ISSN 2285-1364, ISSN CD-ROM 2285-5521, ISSN ONLINE 2285-1372, ISSN-L 2285-1364
 

THE EVOLUTION OF THE QUALITY PARAMETERS ON THE STORED WHEAT

Published in Scientific Bulletin. Series F. Biotechnologies, Vol. XXV, Issue 2
Written by Mariana Valentina PETRE, Gabriela Daniela STAMATIE, Mona Elena POPA

As one of the main grains consumed throughout the world, wheat is very important for food security. Harvesting and storage periods may have negative effects on physical and physiological quality and increased fungal incidence in the silo, especially when certain essential conditions for carrying out these processes are not complied with. Quality of wheat is changing during storage and this can influence the quality of bread and bakery products. During storage, the moisture of wheat must be keep at a safety level to prevent germination process and also the insect infestation have to be under control.
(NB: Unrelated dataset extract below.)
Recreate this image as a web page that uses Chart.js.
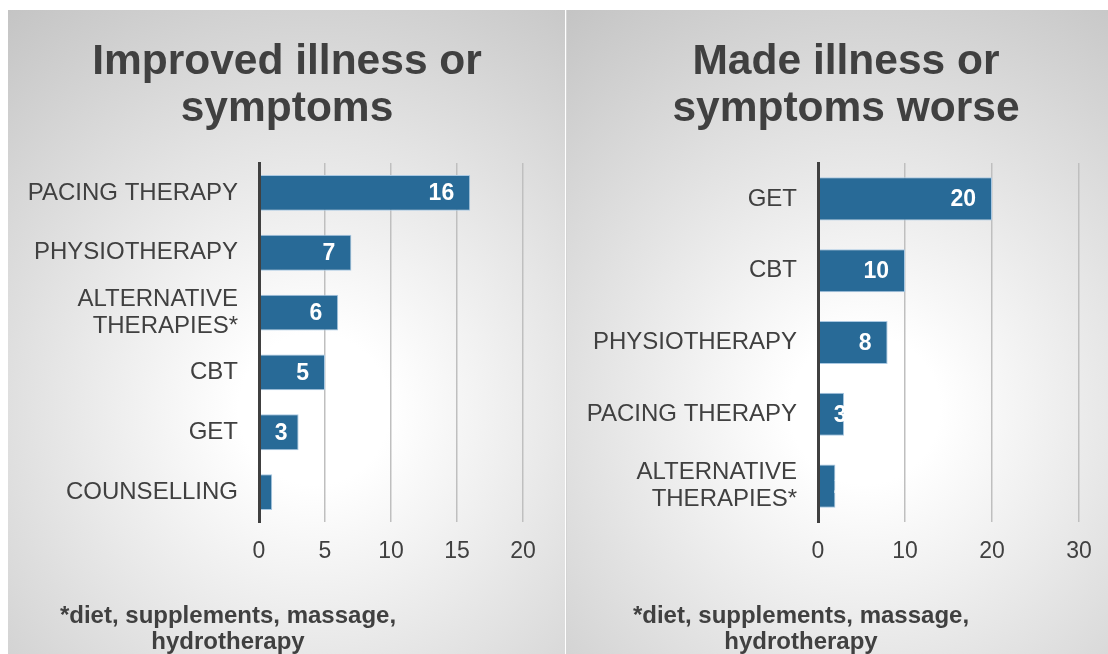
<!DOCTYPE html>
<html>
<head>
<meta charset="utf-8">
<script src="https://cdn.jsdelivr.net/npm/chart.js@4"></script>
<style>
  body { margin: 0; background: #fff; width: 1108px; height: 654px; overflow: hidden; font-family: 'Liberation Sans', Arial, sans-serif; }
  .panel { position: absolute; top: 10px; height: 644px; overflow: hidden;
    background: radial-gradient(circle farthest-corner at 55% 62%, #ffffff 0%, #ffffff 15%, #c4c4c4 100%); }
  #p1 { left: 8px; width: 557px; }
  #p2 { left: 566px; width: 542px; border-left: 1px solid #d4d4d4; }
  .panel canvas { position: absolute; left: 0; top: 0; }
  .title { position: absolute; top: 26px; left: 29px; width: 500px; text-align: center; font-weight: bold;
    font-size: 42.5px; line-height: 47px; color: #404040; }
  .note { position: absolute; top: 592px; width: 400px; text-align: center; font-weight: bold;
    font-size: 24px; line-height: 26px; color: #404040; }
</style>
</head>
<body>
<div class="panel" id="p1">
  <canvas id="c1" width="557" height="644"></canvas>
  <div class="title" id="t1"></div>
  <div class="note" style="left:20px">*diet, supplements, massage,<br>hydrotherapy</div>
</div>
<div class="panel" id="p2">
  <canvas id="c2" width="542" height="644"></canvas>
  <div class="title" id="t2"></div>
  <div class="note" style="left:34px">*diet, supplements, massage,<br>hydrotherapy</div>
</div>
<script>
// left chart: improved
const improvedTitle = ['Improved illness or', 'symptoms'];
const improvedLabels = ['PACING THERAPY', 'PHYSIOTHERAPY', ['ALTERNATIVE', 'THERAPIES*'], 'CBT', 'GET', 'COUNSELLING'];
const improvedValues = [16, 7, 6, 5, 3, 1];
const improvedTicks = [0, 5, 10, 15, 20];

// right chart: worse
const worseTitle = ['Made illness or', 'symptoms worse'];
const worseLabels = ['GET', 'CBT', 'PHYSIOTHERAPY', 'PACING THERAPY', ['ALTERNATIVE', 'THERAPIES*']];
const worseValues = [20, 10, 8, 3, 2];
const worseTicks = [0, 10, 20, 30];

const FONT = "'Liberation Sans', Arial, sans-serif";
const TXT = '#404040';

// white value labels at the inside end, cut off by the bar like in excel
const barLabels = {
  id: 'barLabels',
  afterDatasetsDraw(chart) {
    const ctx = chart.ctx;
    const meta = chart.getDatasetMeta(0);
    const data = chart.data.datasets[0].data;
    ctx.save();
    ctx.font = 'bold 23px ' + FONT;
    ctx.fillStyle = '#ffffff';
    ctx.textBaseline = 'middle';
    ctx.textAlign = 'left';
    meta.data.forEach((bar, i) => {
      const p = bar.getProps(['x', 'y', 'base', 'height'], true);
      const txt = String(data[i]);
      const w = ctx.measureText(txt).width;
      const right = Math.max(p.x - 16, p.base + 15 + w);
      ctx.save();
      ctx.beginPath();
      ctx.rect(p.base, p.y - p.height / 2, p.x - p.base, p.height);
      ctx.clip();
      ctx.fillText(txt, right - w, p.y + 1);
      ctx.restore();
    });
    ctx.restore();
  }
};

function makeChart(id, titleId, title, labels, values, ticks, padRight) {
  document.getElementById(titleId).innerHTML = title.join('<br>');
  return new Chart(document.getElementById(id), {
    type: 'bar',
    data: {
      labels: labels,
      datasets: [{
        data: values,
        backgroundColor: '#286a97',
        borderColor: '#a9c8e2',
        borderWidth: 1,
        barPercentage: 1,
        categoryPercentage: 0.6
      }]
    },
    options: {
      indexAxis: 'y',
      responsive: false,
      animation: false,
      layout: { padding: { left: 0, right: padRight, top: 153, bottom: 72 } },
      plugins: {
        legend: { display: false },
        tooltip: { enabled: false },
        title: { display: false }
      },
      scales: {
        x: {
          min: ticks[0],
          max: ticks[ticks.length - 1],
          afterBuildTicks(s) { s.ticks = ticks.map(v => ({ value: v })); },
          ticks: { color: TXT, font: { family: FONT, size: 23 }, padding: 16 },
          grid: { color: '#bfbfbf', lineWidth: 1.5, drawTicks: false },
          border: { display: false },
          afterFit(s) { s.height = 60; s.paddingLeft = 0; s.paddingRight = 0; }
        },
        y: {
          ticks: { color: TXT, font: { family: FONT, size: 24, lineHeight: 1.125 }, padding: 21 },
          grid: { display: false, drawTicks: false },
          border: { color: '#404040', width: 3, z: 1 },
          afterFit(s) { s.width = 251; s.paddingTop = 0; s.paddingBottom = 0; }
        }
      }
    },
    plugins: [barLabels]
  });
}

makeChart('c1', 't1', improvedTitle, improvedLabels, improvedValues, improvedTicks, 42);
makeChart('c2', 't2', worseTitle, worseLabels, worseValues, worseTicks, 30);
</script>
</body>
</html>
This work aimed to monitoring the changes in the quality parameters of the wheat stored for a period of at least two years. The analysis carried out on the basis of which the observations were made were the following: moisture content, protein content, hectometer mass, falling number, gluten content, and E-nose analysis. The results of the analysis have shown that in the stored cereals certain quality properties have been modified, but over time the deterioration occurs more and more aggressively.